▸ Task to complete
Only the lines from the top of the listing below to the line that has "const firstBar = 9;" should be echoed, with both ends kept and pictures left out.
▼
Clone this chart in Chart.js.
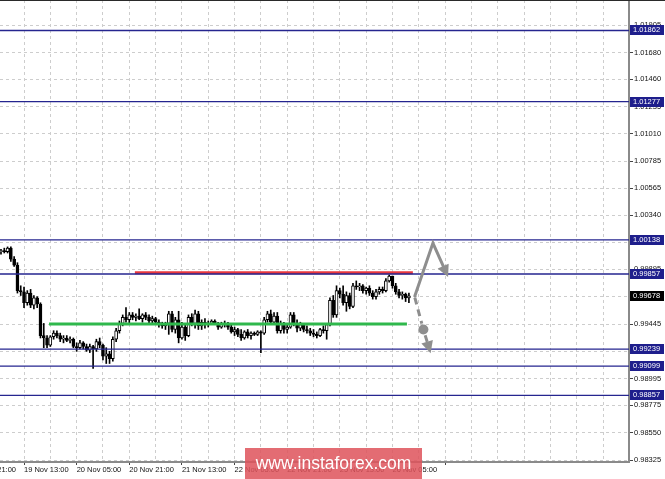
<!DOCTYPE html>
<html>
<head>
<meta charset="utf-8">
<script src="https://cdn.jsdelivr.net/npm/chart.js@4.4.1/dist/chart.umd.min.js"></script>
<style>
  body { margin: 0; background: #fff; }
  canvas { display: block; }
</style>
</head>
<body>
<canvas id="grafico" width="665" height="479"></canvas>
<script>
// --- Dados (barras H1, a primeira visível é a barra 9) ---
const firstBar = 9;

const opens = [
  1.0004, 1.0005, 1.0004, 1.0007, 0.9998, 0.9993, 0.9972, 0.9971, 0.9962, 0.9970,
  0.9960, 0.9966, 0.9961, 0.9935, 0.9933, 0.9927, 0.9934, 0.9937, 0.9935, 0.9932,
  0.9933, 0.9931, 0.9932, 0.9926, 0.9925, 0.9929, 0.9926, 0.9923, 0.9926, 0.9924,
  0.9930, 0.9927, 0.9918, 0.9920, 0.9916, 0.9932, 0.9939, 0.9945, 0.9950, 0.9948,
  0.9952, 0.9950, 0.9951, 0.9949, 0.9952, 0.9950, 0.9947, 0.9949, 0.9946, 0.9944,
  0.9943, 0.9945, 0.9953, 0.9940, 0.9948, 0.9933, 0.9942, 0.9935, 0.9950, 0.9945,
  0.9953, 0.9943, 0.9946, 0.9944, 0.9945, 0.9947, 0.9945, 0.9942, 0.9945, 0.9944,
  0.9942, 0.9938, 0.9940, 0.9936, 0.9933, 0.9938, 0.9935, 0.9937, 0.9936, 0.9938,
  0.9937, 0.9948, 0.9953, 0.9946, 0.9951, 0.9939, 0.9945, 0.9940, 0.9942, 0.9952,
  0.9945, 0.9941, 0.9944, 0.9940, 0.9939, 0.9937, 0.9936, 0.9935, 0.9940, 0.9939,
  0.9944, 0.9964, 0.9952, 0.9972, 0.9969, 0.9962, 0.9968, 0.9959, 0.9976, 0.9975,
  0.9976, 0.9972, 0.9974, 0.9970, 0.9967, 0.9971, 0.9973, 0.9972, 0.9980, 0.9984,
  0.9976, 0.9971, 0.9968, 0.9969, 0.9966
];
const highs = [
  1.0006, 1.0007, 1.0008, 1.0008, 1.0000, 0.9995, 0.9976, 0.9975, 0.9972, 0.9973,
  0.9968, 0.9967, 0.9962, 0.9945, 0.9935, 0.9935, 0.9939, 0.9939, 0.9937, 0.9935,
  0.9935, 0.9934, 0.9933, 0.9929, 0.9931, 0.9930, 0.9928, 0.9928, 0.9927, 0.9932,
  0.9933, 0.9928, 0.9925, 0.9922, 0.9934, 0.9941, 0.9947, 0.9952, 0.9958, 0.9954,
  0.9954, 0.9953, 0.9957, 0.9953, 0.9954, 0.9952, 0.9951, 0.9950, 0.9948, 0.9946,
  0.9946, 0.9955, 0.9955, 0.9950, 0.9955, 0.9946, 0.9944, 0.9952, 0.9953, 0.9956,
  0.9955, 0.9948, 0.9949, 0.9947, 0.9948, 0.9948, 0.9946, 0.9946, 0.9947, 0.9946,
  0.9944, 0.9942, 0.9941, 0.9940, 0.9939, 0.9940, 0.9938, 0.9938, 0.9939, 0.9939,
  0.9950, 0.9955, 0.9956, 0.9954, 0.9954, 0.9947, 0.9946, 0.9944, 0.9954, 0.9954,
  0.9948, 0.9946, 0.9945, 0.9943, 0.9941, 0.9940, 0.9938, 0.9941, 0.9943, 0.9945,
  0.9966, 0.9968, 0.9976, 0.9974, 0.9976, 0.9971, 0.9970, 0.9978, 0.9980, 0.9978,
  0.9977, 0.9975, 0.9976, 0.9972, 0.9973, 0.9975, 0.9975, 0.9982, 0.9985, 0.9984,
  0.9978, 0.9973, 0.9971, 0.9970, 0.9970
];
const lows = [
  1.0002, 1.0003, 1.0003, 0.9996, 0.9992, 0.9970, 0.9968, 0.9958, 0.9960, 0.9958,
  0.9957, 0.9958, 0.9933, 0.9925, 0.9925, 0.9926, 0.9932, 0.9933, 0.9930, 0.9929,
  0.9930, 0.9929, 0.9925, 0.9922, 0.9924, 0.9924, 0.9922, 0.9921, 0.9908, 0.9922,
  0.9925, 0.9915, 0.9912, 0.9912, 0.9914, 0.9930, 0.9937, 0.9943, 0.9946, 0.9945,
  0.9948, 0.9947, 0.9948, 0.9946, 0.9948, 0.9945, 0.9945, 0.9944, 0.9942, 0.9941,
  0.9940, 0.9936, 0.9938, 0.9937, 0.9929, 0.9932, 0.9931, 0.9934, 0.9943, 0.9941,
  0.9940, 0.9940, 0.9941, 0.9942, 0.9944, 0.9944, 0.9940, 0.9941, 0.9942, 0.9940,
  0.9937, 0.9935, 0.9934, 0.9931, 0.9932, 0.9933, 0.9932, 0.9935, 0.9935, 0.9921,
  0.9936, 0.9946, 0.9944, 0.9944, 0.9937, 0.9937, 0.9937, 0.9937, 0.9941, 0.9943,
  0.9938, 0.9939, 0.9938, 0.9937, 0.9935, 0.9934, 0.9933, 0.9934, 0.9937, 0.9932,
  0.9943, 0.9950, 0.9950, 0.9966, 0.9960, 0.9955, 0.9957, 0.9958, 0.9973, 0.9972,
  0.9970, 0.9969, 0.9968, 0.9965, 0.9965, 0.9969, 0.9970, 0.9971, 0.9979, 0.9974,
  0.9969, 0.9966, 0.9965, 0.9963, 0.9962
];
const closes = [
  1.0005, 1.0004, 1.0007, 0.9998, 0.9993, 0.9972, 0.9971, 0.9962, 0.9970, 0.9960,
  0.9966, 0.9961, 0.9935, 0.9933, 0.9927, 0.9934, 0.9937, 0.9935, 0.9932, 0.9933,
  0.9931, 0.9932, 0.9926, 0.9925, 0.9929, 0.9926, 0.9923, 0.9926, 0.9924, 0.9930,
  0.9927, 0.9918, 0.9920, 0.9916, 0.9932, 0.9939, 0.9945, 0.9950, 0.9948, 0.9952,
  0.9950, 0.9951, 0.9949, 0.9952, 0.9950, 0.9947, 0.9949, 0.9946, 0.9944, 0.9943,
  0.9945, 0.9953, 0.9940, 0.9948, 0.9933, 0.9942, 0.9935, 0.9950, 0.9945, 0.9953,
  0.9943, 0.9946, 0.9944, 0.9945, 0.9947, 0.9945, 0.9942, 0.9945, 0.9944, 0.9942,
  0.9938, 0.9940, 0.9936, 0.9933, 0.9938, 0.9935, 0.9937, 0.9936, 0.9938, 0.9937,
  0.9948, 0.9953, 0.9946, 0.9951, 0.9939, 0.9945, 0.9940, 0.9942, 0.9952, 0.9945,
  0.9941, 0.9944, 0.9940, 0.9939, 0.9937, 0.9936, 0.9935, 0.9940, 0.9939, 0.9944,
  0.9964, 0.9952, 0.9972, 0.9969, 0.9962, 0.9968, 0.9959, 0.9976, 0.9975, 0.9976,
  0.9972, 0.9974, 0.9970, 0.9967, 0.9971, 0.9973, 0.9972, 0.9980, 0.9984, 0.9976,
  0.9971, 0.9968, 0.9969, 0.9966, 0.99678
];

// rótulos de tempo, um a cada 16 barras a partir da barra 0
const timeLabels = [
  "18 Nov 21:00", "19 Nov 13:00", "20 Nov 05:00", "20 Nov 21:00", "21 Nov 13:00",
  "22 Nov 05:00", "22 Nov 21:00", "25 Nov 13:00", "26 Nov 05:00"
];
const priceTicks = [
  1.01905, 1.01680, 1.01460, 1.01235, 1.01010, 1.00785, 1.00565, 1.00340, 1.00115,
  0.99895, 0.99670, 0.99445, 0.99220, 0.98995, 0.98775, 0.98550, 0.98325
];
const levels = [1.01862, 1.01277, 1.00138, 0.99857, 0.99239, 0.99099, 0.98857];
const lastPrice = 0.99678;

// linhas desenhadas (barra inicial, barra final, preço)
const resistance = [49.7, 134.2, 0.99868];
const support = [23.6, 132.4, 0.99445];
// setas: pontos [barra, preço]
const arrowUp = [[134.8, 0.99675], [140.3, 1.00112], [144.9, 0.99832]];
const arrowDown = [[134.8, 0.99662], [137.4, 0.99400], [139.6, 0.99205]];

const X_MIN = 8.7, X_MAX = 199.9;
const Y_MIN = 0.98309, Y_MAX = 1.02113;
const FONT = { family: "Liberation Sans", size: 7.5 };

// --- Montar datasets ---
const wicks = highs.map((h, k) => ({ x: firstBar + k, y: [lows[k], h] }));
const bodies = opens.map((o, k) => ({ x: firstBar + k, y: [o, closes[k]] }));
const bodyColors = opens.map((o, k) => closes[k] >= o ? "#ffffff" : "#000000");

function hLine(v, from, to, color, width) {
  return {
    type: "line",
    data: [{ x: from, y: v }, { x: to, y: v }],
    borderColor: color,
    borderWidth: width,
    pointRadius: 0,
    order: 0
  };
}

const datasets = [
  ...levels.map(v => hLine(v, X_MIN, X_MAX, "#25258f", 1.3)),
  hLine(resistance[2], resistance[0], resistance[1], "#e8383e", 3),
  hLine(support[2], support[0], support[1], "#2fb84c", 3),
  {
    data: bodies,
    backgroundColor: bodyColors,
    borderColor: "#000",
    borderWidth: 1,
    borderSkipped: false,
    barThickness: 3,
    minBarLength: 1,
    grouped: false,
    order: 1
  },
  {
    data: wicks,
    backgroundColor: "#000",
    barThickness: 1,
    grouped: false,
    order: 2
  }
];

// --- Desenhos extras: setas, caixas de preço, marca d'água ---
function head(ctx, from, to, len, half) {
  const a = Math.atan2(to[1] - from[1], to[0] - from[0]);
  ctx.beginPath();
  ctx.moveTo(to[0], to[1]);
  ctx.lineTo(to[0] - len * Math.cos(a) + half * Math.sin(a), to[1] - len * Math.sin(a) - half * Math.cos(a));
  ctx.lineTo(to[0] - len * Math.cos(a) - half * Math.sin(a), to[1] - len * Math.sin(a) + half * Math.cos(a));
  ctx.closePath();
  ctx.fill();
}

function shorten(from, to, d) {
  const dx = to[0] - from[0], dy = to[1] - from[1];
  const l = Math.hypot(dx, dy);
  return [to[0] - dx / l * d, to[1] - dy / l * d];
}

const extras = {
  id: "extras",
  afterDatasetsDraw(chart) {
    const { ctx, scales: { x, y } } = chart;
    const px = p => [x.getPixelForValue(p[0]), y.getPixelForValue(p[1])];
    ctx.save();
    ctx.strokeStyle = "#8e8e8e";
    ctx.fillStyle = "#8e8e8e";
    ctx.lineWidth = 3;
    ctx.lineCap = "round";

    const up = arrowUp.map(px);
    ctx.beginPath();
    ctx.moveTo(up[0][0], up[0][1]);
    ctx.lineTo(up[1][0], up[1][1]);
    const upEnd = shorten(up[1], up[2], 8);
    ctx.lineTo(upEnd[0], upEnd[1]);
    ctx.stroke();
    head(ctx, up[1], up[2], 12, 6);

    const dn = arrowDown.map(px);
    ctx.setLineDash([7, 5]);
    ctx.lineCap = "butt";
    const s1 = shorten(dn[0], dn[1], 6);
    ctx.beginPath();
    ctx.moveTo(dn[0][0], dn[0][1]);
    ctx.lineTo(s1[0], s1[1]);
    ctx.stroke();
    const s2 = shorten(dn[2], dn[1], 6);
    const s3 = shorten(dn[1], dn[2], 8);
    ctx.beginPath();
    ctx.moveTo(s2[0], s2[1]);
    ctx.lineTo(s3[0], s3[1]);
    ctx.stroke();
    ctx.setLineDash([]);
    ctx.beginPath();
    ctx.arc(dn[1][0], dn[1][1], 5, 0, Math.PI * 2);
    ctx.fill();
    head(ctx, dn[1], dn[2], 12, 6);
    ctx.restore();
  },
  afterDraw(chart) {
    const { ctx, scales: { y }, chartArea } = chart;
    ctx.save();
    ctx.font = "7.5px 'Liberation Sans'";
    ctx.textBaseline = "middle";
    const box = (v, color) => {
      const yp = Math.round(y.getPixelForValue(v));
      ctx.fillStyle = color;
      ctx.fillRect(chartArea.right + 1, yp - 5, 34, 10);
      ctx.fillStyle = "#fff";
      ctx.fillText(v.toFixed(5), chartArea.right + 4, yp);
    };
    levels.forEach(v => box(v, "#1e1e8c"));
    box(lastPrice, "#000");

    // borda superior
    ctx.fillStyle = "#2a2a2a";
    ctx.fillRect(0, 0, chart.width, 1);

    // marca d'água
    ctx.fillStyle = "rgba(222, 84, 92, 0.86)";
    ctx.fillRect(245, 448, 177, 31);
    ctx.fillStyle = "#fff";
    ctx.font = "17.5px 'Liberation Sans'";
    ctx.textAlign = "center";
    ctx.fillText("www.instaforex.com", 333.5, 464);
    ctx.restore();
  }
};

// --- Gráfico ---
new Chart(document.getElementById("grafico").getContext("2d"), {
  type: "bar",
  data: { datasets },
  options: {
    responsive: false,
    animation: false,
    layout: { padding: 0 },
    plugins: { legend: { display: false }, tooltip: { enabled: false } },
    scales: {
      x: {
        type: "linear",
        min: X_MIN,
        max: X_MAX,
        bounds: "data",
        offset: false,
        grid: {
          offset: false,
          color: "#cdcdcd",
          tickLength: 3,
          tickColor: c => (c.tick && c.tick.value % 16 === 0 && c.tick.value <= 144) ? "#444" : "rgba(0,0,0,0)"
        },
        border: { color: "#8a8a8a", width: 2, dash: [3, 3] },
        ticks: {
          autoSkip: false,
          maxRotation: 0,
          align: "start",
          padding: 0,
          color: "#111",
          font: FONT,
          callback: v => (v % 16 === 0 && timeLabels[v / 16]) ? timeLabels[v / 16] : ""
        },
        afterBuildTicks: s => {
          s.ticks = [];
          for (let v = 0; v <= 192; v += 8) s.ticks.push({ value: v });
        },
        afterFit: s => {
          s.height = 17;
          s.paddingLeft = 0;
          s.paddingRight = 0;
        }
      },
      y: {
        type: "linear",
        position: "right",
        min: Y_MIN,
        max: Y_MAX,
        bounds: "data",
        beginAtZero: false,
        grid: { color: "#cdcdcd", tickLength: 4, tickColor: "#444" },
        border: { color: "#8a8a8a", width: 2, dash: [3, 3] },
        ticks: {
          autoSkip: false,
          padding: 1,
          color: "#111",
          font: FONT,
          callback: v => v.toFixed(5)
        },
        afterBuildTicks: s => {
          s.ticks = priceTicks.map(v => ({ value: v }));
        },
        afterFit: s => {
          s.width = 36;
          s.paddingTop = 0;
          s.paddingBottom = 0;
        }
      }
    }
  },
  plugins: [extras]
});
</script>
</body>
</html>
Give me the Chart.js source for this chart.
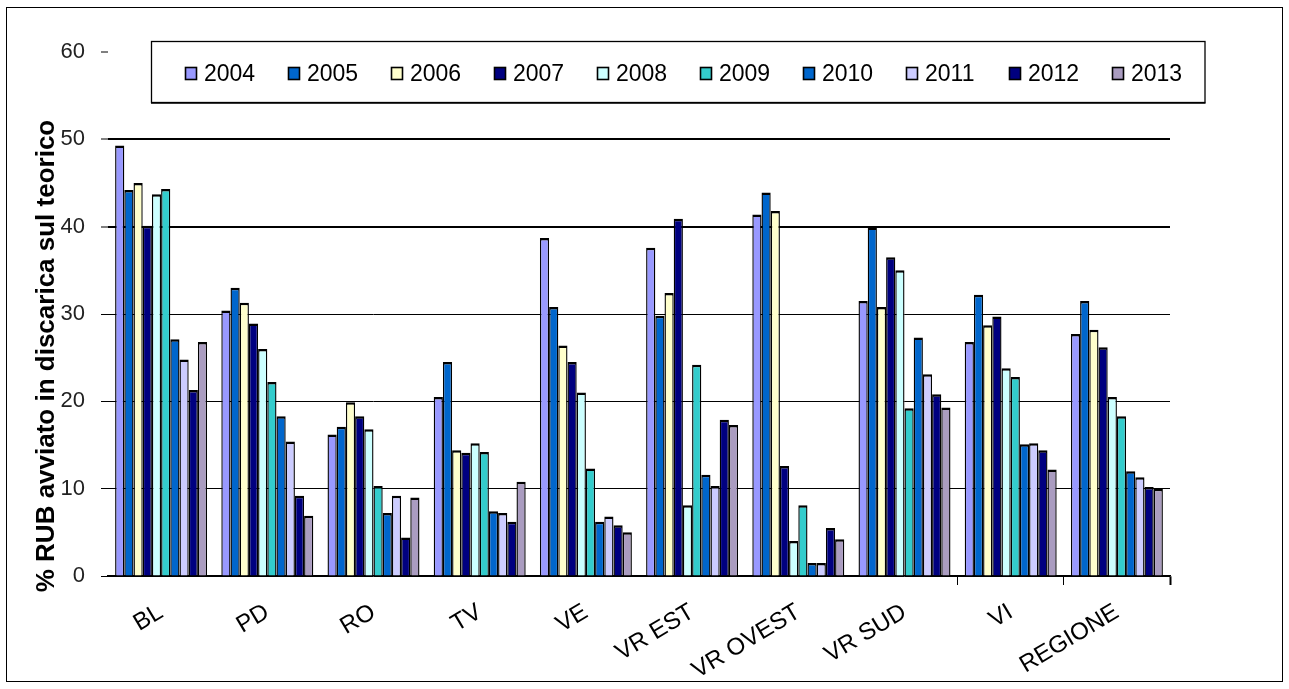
▲
▸ Completed exercise
Clone this chart in Chart.js.
<!DOCTYPE html>
<html>
<head>
<meta charset="utf-8">
<script src="https://cdn.jsdelivr.net/npm/chart.js@4.4.1/dist/chart.umd.min.js"></script>
<style>
  body { margin: 0; background: #fff; }
  canvas { display: block; }
</style>
</head>
<body>
<canvas id="grafico" width="665" height="479"></canvas>
<script>
// --- Dados (barras H1, a primeira visível é a barra 9) ---
const firstBar = 9;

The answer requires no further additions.